When the news broke June 25, Renee Mueller and Teresa Tibbs’ phones rang off the hook with friends and family wishing congratulations. A federal judge had overturned Indiana’s ban on same-sex marriage.

“I didn’t think this day would ever come,” Tibbs said.

Mueller and Tibbs, who live in Carmel, comprise one of several couples rushing in to the Hamilton County Government and Judicial Center to receive a same-sex marriage license. For many, the overturn came as a shock.

Fishers residents Angela Schaub and Dakota Baisa came with their son, Durden, shortly after finding out. After applying for a license, they waited about an hour for a judge to marry them.

Schaub and Baisa already celebrated their wedding with friends and family on June 23, 2012 – two years and two days before receiving their marriage license.

“We’ve already been referring to each other as wife and wife, but now we’ll have a piece of paper to solidify it,” Schaub said. “We have the rights that everybody else has that we should have had two years ago.”

Eleven same-sex marriage licenses were issued in Hamilton County after the ban was lifted on June 25. Mueller and Tibbs were the sixth or seventh couple to apply, Mueller said.

“We’re part of history,” she said.

The couple celebrated their marriage twice before in mass ceremonies in Washington, D.C. The second ceremony occurred during a human rights’ campaign in 2000 across from the Lincoln Memorial. 

Since then, Mueller promised Tibbs they would have a “quiet, intimate” ceremony on the steps of Lincoln Memorial, once they were legally married in Indiana.
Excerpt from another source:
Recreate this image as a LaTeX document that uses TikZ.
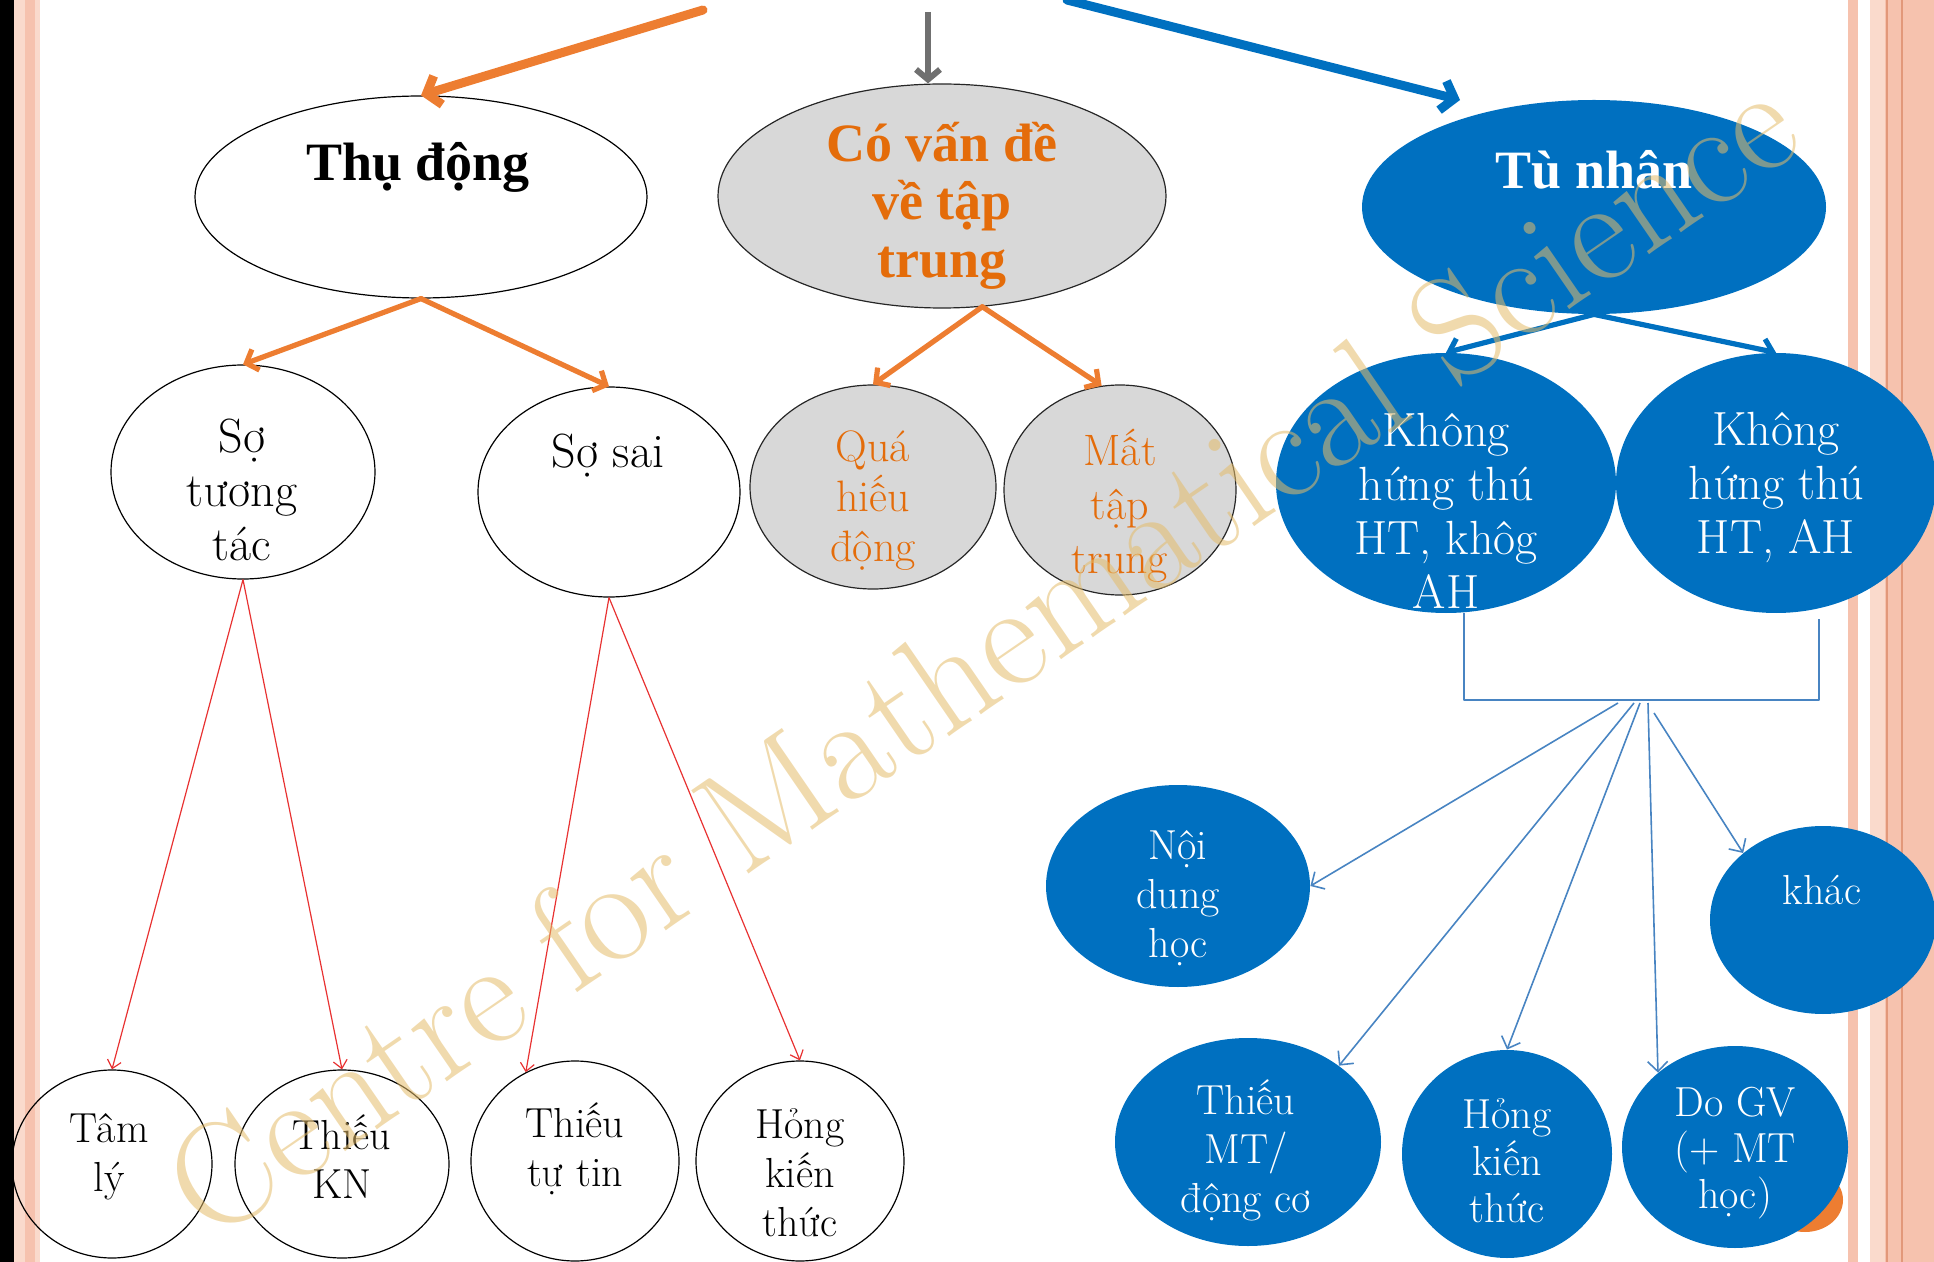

The Lincoln Memorial, she said, represents freedom and equality for all.

They have considered doing the ceremony on Aug. 27, to commemorate their 25th anniversary together.

“That way we know it’s 25 years, and then we’ve got another 25 years of marriage to go,” Mueller said.

Hours after the overturn, Hamilton County Clerk Peggy Beaver joined Indiana Attorney General Greg Zoeller in filing an emergency motion for a stay that would halt same-sex marriages. Baisa said she expected an appeal “because it’s Indiana.” That’s why she and Schaub got a license immediately.

But there’s still a “glimmer of hope,” Baisa said, based on the “trend” of legalizing same-sex marriage in other states.

Mueller asked several people in the licensing process if the marriage would stay legitimate, even if the state successfully appealed the overturn. Nobody knew the answer, she said. 

“It’s shocking. The last thing we ever expected in the state of Indiana was to have them say, ‘You can get married,’” Mueller said. “I don’t think anyone was expecting this at all.”